_What is needed_: Write the lines out again, from the top of the material to the line containing "const yTicksB = [0,10,20,30,40,50,60,70,80];", pictures excluded.

------

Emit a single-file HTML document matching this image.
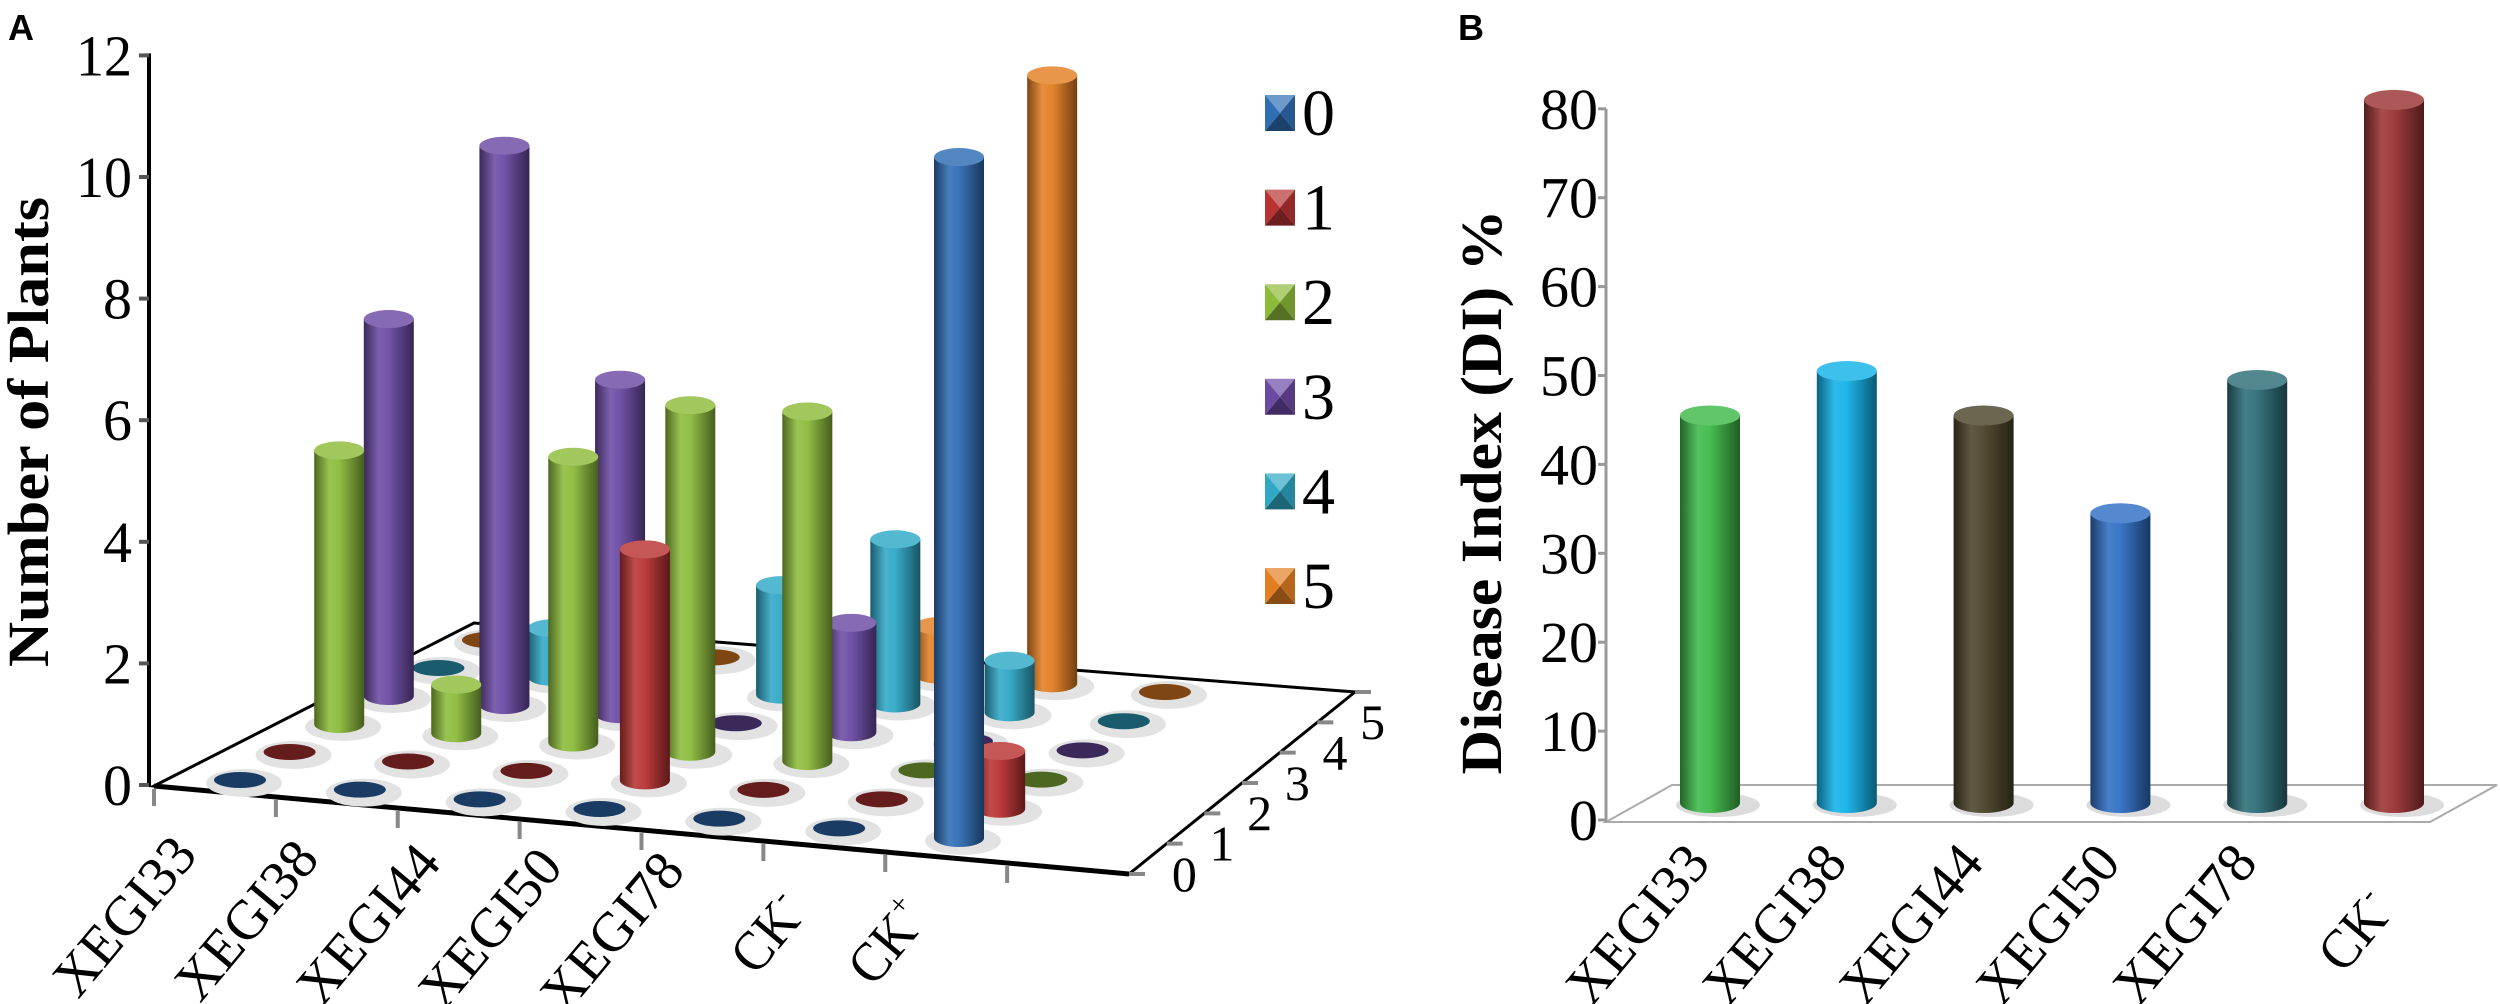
<!DOCTYPE html>
<html><head><meta charset="utf-8"><style>
html,body{margin:0;padding:0;background:#fff;overflow:hidden;}
svg{display:block;}
text{font-family:"Liberation Serif","Times New Roman",serif;}
</style></head><body>
<svg id="chart" width="2500" height="1004" viewBox="0 0 2500 1004">
<defs id="defs"></defs>
<text x="8" y="40" style="font-family:'Liberation Sans',sans-serif" font-weight="bold" font-size="36">A</text>
<text x="1458" y="40" style="font-family:'Liberation Sans',sans-serif" font-weight="bold" font-size="36">B</text>
<g id="panelA" font-family="Liberation Serif, serif"></g>
<g id="panelB" font-family="Liberation Serif, serif"></g>
</svg>
<script>
// ---- Panel A data ----
const catsA = ["XEGI33","XEGI38","XEGI44","XEGI50","XEGI78","CK-","CK+"];
const grades = ["0","1","2","3","4","5"];
const grade0 = [0,0,0,0,0,0,11.2];
const grade1 = [0,0,0,3.8,0,0,0.95];
const grade2 = [4.5,0.8,4.7,5.7,5.75,0,0];
const grade3 = [6.2,9.2,5.5,0,1.8,0,0];
const grade4 = [0,0.8,0,1.8,2.7,0.85,0];
const grade5 = [0,0,0,0,0.8,10,0];
const yTicksA = [0,2,4,6,8,10,12];
// ---- Panel B data ----
const catsB = ["XEGI33","XEGI38","XEGI44","XEGI50","XEGI78","CK-"];
const diValues = [45.5,50.5,45.5,34.5,49.5,81];
const yTicksB = [0,10,20,30,40,50,60,70,80];

const NS="http://www.w3.org/2000/svg";
const svg=document.getElementById('chart');
const defs=document.getElementById('defs');
const gA=document.getElementById('panelA');
const gB=document.getElementById('panelB');
const SERIF='Liberation Serif, serif';
function el(tag,attrs,parent){const e=document.createElementNS(NS,tag);for(const k in attrs)e.setAttribute(k,attrs[k]);if(tag==='text')e.setAttribute('font-family',SERIF);(parent||svg).appendChild(e);return e;}
function mix(hex,t){
 const n=parseInt(hex.slice(1),16);let r=n>>16,g=(n>>8)&255,b=n&255;
 const f=c=>Math.round(t<0?c*(1+t):c+(255-c)*t);
 return `rgb(${f(r)},${f(g)},${f(b)})`;}
let gid=0;
function grad(col){const id='g'+(gid++);const lg=el('linearGradient',{id:id,x1:0,y1:0,x2:1,y2:0},defs);
 [[0,-0.45],[0.3,0.12],[0.5,0.05],[1,-0.5]].forEach(s=>el('stop',{offset:s[0],'stop-color':mix(col,s[1])},lg));return id;}
function cyl(parent,cx,yb,yt,rx,ry,col,name){
 const g=el('g',{},parent);
 
 
 const id=grad(col);
 el('path',{d:`M${cx-rx},${yt} L${cx-rx},${yb} A${rx},${ry} 0 0 0 ${cx+rx},${yb} L${cx+rx},${yt} Z`,fill:`url(#${id})`},g);
 el('ellipse',{cx:cx,cy:yt,rx:rx,ry:ry,fill:mix(col,0.18)},g);
 return g;}
function catLabel(parent,c,x,y){
 const isCK=c.startsWith('CK');
 const attrs={transform:`translate(${x},${y}) rotate(-50)`,'text-anchor':'end','font-size':56};
 if(!isCK){attrs.textLength=188;attrs.lengthAdjust='spacingAndGlyphs';}
 const tx=el('text',attrs,parent);
 
 
 if(isCK){const a=el('tspan',{textLength:72,lengthAdjust:'spacingAndGlyphs'},tx);a.textContent='CK';const s=el('tspan',{'font-size':30,dy:-24},tx);s.textContent=c.slice(2);}
 else tx.textContent=c;}

// ===== Panel A =====
const colorsA=["#2f6db5","#b83232","#8cbb3a","#6b4aa3","#2fa8c6","#e37f22"];
const seriesA=[grade0,grade1,grade2,grade3,grade4,grade5];
const P00=[240,780],P60=[959,838],P05=[488,640],P65=[1165,692];
function lerp(a,b,t){return [a[0]+(b[0]-a[0])*t,a[1]+(b[1]-a[1])*t];}
function floorPt(c,s){const u=c/(catsA.length-1),v=s/(grades.length-1);return lerp(lerp(P00,P60,u),lerp(P05,P65,u),v);}
const unitA=60.8, y0A=785;
function yA(v){return y0A-v*unitA;}
const FL=[154,786],FR=[1129,874],BR=[1355,692],BL=[474,623];
const floor=el('polygon',{points:[FL,FR,BR,BL].map(p=>p.join(',')).join(' '),fill:'#fff',stroke:'#000','stroke-width':3},gA);


const fe=el('line',{x1:FL[0],y1:FL[1],x2:FR[0],y2:FR[1],stroke:'#000','stroke-width':5},gA);


const ya=el('line',{x1:149,y1:yA(12)-2,x2:149,y2:787,stroke:'#000','stroke-width':4},gA);


yTicksA.forEach(v=>{
 const t=el('line',{x1:139,y1:yA(v),x2:149,y2:yA(v),stroke:'#555','stroke-width':4},gA);
 
 
 const attrs={x:132,y:yA(v)+20,'text-anchor':'end','font-size':58};
 if(String(v).length===2){attrs.textLength=56;attrs.lengthAdjust='spacingAndGlyphs';}
 const tx=el('text',attrs,gA);
 
 
 tx.textContent=v;});
const yt=el('text',{transform:'translate(48,432) rotate(-90)','text-anchor':'middle','font-size':58,'font-weight':'bold',textLength:470,lengthAdjust:'spacingAndGlyphs'},gA);


yt.textContent='Number of Plants';
const nSlots=catsA.length+1;
for(let k=0;k<nSlots;k++){const p=lerp(FL,FR,k/nSlots);
 const t=el('line',{x1:p[0],y1:p[1]+3,x2:p[0],y2:p[1]+20,stroke:'#888','stroke-width':4},gA);
 
 }
catsA.forEach((c,i)=>{const p=lerp(FL,FR,(i+0.5)/nSlots);
 const ly=c.startsWith('CK')?(c==='CK+'?920:914):856+i*4;
 catLabel(gA,c,p[0]-16,ly);});
for(let k=0;k<=grades.length;k++){const p=lerp(FR,BR,k/grades.length);
 const t=el('line',{x1:p[0],y1:p[1],x2:p[0]+16,y2:p[1],stroke:'#888','stroke-width':4},gA);
 
 }
grades.forEach((g,k)=>{const p=lerp(FR,BR,(k+0.5)/grades.length);
 const tx=el('text',{x:p[0]+24,y:p[1]+32,'font-size':50},gA);
 
 
 tx.textContent=g;});
const items=[];
seriesA.forEach((arr,s)=>arr.forEach((v,c)=>{const p=floorPt(c,s);items.push({c,s,v,x:p[0],y:p[1]});}));
items.forEach(it=>{
 const sh=el('ellipse',{cx:it.x+4,cy:it.y+3,rx:38,ry:14,fill:'#e2e2e2'},gA);
 
 });
items.filter(it=>it.v===0).forEach(it=>{
 const d=el('ellipse',{cx:it.x,cy:it.y,rx:26,ry:8,fill:mix(colorsA[it.s],-0.45)},gA);
 
 });
items.filter(it=>it.v>0).sort((a,b)=>a.y-b.y).forEach(it=>{
 cyl(gA,it.x,it.y,yA(it.v)-(y0A-it.y),25,9,colorsA[it.s],'bar-'+catsA[it.c]+'-grade'+grades[it.s]);});
grades.forEach((g,i)=>{const cy=113+i*94.6,x=1265,w=30,h=36,y=cy-h/2,col=colorsA[i];
 const lg=el('g',{},gA);
 
 
 const cx=x+w/2;
 el('polygon',{points:`${x},${y} ${x+w},${y} ${cx},${cy}`,fill:mix(col,0.3)},lg);
 el('polygon',{points:`${x+w},${y} ${x+w},${y+h} ${cx},${cy}`,fill:mix(col,-0.2)},lg);
 el('polygon',{points:`${x},${y+h} ${x+w},${y+h} ${cx},${cy}`,fill:mix(col,-0.4)},lg);
 el('polygon',{points:`${x},${y} ${x},${y+h} ${cx},${cy}`,fill:col},lg);
 const tx=el('text',{x:1302,y:cy+22,'font-size':66},lg);
 tx.textContent=g;});

// ===== Panel B =====
const colorsB=["#3dba48","#12b2e8","#4a4428","#2f6fc4","#2c6d78","#9b3333"];
const axB=1606, y0B=820, unitB=8.89;
function yB(v){return y0B-v*unitB;}
function xB(i){return 1710+i*136.8;}
const fb=el('polygon',{points:`1606,822 2430,822 2497,785 1672,785`,fill:'#fff',stroke:'#aaa','stroke-width':2},gB);


const yab=el('line',{x1:axB,y1:yB(80),x2:axB,y2:822,stroke:'#999','stroke-width':3},gB);


yTicksB.forEach(v=>{
 const t=el('line',{x1:axB-8,y1:yB(v),x2:axB,y2:yB(v),stroke:'#999','stroke-width':3},gB);
 
 
 const attrs={x:axB-8,y:yB(v)+20,'text-anchor':'end','font-size':58};
 if(String(v).length===2){attrs.textLength=58;attrs.lengthAdjust='spacingAndGlyphs';}
 const tx=el('text',attrs,gB);
 
 
 tx.textContent=v;});
const ytb=el('text',{transform:'translate(1501,492) rotate(-90)','text-anchor':'middle','font-size':58,'font-weight':'bold',textLength:565,lengthAdjust:'spacingAndGlyphs'},gB);


ytb.textContent='Disease Index (DI) %';
diValues.forEach((v,i)=>{
 const sh=el('ellipse',{cx:xB(i)+8,cy:805,rx:42,ry:12,fill:'#dcdcdc'},gB);
 
 
 cyl(gB,xB(i),803,yB(v),30,10,colorsB[i],'bar-'+catsB[i]);
 const c=catsB[i];
 catLabel(gB,c,xB(i)+2,c.startsWith('CK')?912:864);});
</script>
</body></html>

------

_Solution to the problem_:
Emit a single-file HTML document matching this image.
<!DOCTYPE html>
<html><head><meta charset="utf-8"><style>
html,body{margin:0;padding:0;background:#fff;overflow:hidden;}
svg{display:block;}
text{font-family:"Liberation Serif","Times New Roman",serif;}
</style></head><body>
<svg id="chart" width="2500" height="1004" viewBox="0 0 2500 1004">
<defs id="defs"></defs>
<text x="8" y="40" style="font-family:'Liberation Sans',sans-serif" font-weight="bold" font-size="36">A</text>
<text x="1458" y="40" style="font-family:'Liberation Sans',sans-serif" font-weight="bold" font-size="36">B</text>
<g id="panelA" font-family="Liberation Serif, serif"></g>
<g id="panelB" font-family="Liberation Serif, serif"></g>
</svg>
<script>
// ---- Panel A data ----
const catsA = ["XEGI33","XEGI38","XEGI44","XEGI50","XEGI78","CK-","CK+"];
const grades = ["0","1","2","3","4","5"];
const grade0 = [0,0,0,0,0,0,11.2];
const grade1 = [0,0,0,3.8,0,0,0.95];
const grade2 = [4.5,0.8,4.7,5.7,5.75,0,0];
const grade3 = [6.2,9.2,5.5,0,1.8,0,0];
const grade4 = [0,0.8,0,1.8,2.7,0.85,0];
const grade5 = [0,0,0,0,0.8,10,0];
const yTicksA = [0,2,4,6,8,10,12];
// ---- Panel B data ----
const catsB = ["XEGI33","XEGI38","XEGI44","XEGI50","XEGI78","CK-"];
const diValues = [45.5,50.5,45.5,34.5,49.5,81];
const yTicksB = [0,10,20,30,40,50,60,70,80];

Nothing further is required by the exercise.